WRITTEN PROBLEM: Your answer should be a single number: the count of lines that include the word "matplotlib".

----------------------------------------

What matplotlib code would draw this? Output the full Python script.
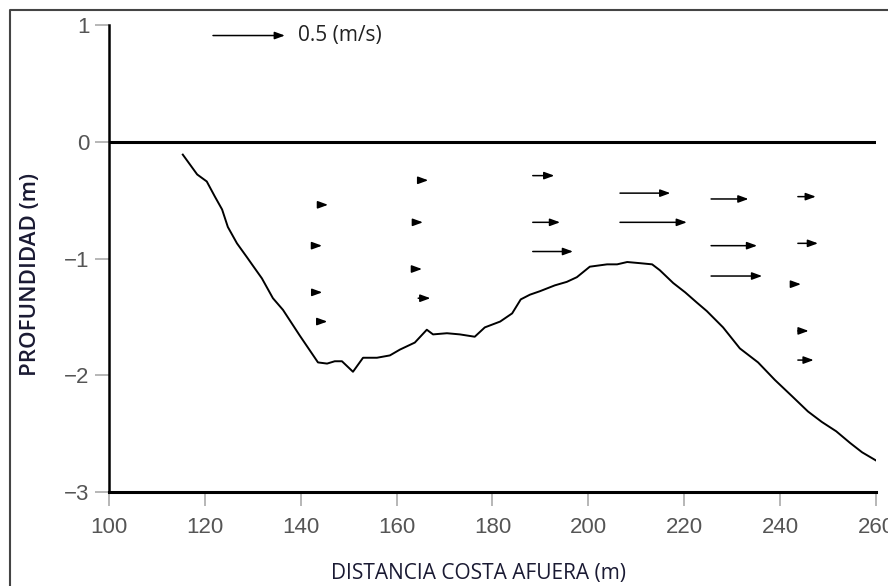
import matplotlib.pyplot as plt
from matplotlib.lines import Line2D

# perfil del fondo
dist = [115.4, 118.4, 120.4, 122.1, 123.6, 124.8, 126.7, 128.8, 130.0, 131.9,
        134.2, 136.3, 139.8, 143.6, 145.5, 147.1, 148.6, 150.9, 153.0, 155.9,
        158.6, 160.7, 163.8, 166.3, 167.6, 170.5, 173.2, 176.3, 178.4, 181.6,
        184.1, 185.9, 187.8, 189.9, 193.0, 195.5, 197.6, 200.3, 203.9, 206.0,
        208.1, 210.8, 213.3, 214.9, 217.7, 220.2, 222.7, 224.7, 228.1, 231.6,
        235.4, 238.9, 242.5, 245.8, 248.7, 251.7, 254.6, 257.1, 260.0]
prof = [-0.11, -0.28, -0.34, -0.47, -0.58, -0.73, -0.87, -0.99, -1.06, -1.17,
        -1.34, -1.44, -1.66, -1.89, -1.90, -1.88, -1.88, -1.97, -1.85, -1.85,
        -1.83, -1.78, -1.72, -1.61, -1.65, -1.64, -1.65, -1.67, -1.59, -1.54,
        -1.47, -1.35, -1.31, -1.28, -1.23, -1.20, -1.16, -1.07, -1.05, -1.05,
        -1.03, -1.04, -1.05, -1.10, -1.21, -1.29, -1.38, -1.45, -1.59, -1.77,
        -1.89, -2.04, -2.18, -2.31, -2.40, -2.48, -2.58, -2.66, -2.73]

# velocidades (m/s) en cada punto de medida
vel_x = [143.6, 142.8, 143.0, 143.6,
         164.5, 164.0, 163.8, 164.5,
         188.4, 188.4, 188.4,
         206.6, 206.6,
         225.6, 225.6, 225.6,
         243.7, 243.7, 242.7, 243.7, 243.7]
vel_z = [-0.54, -0.89, -1.29, -1.54,
         -0.33, -0.69, -1.09, -1.34,
         -0.29, -0.69, -0.94,
         -0.44, -0.69,
         -0.49, -0.89, -1.15,
         -0.47, -0.87, -1.22, -1.62, -1.87]
vel_u = [0.07, 0.055, 0.05, 0.065,
         0.07, 0.05, 0.05, 0.085,
         0.15, 0.19, 0.28,
         0.35, 0.465,
         0.26, 0.32, 0.355,
         0.125, 0.14, 0.055, 0.075, 0.11]

escala = 30.0  # metros de eje x por 1 m/s
ref_vel = 0.5

fig = plt.figure(figsize=(8.88, 5.86), dpi=100)
ax = fig.add_axes([0.1227, 0.1604, 0.8638, 0.7969])

ax.plot(dist, prof, color='black', lw=1.4)
ax.axhline(0, color='black', lw=2.2)

def flecha(x, z, u):
    ax.annotate('', xy=(x + u * escala, z), xytext=(x, z),
                arrowprops=dict(arrowstyle='-|>,head_length=0.6,head_width=0.22',
                                color='black', lw=1.1, shrinkA=0, shrinkB=0))

for x, z, u in zip(vel_x, vel_z, vel_u):
    flecha(x, z, u)

flecha(121.7, 0.91, ref_vel)
ax.text(139.4, 0.91, '0.5 (m/s)', fontsize=15, family='Open Sans',
        va='center', ha='left', color='#222222')

ax.set_xlim(100, 260)
ax.set_ylim(-3, 1)
ax.set_xticks([100, 120, 140, 160, 180, 200, 220, 240, 260])
ax.set_yticks([-3, -2, -1, 0, 1])
ax.spines['top'].set_visible(False)
ax.spines['right'].set_visible(False)
ax.spines['left'].set_linewidth(1.8)
ax.spines['bottom'].set_linewidth(2.2)
ax.tick_params(axis='both', direction='out', length=10, width=1.2,
               color='#aaaaaa', labelcolor='#555555', labelsize=16)
ax.tick_params(axis='x', pad=8)
ax.tick_params(axis='y', pad=4)
for lab in ax.get_xticklabels() + ax.get_yticklabels():
    lab.set_family('Liberation Sans')

fig.text(0.539, 0.022, 'DISTANCIA COSTA AFUERA (m)', fontsize=15,
         family='Open Sans', ha='center', va='center', color='#1a1a33')
fig.text(0.034, 0.532, 'PROFUNDIDAD (m)', fontsize=16, family='Open Sans',
         weight='semibold', rotation=90, ha='center', va='center', color='#1a1a33')

# marco de la imagen
fig.add_artist(Line2D([0.0113, 0.0113, 1.0], [0.0, 0.983, 0.983],
                      transform=fig.transFigure, color='#444444', lw=1.5))

plt.savefig('out.png', dpi=100)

----------------------------------------

SOLVED PROBLEM: 3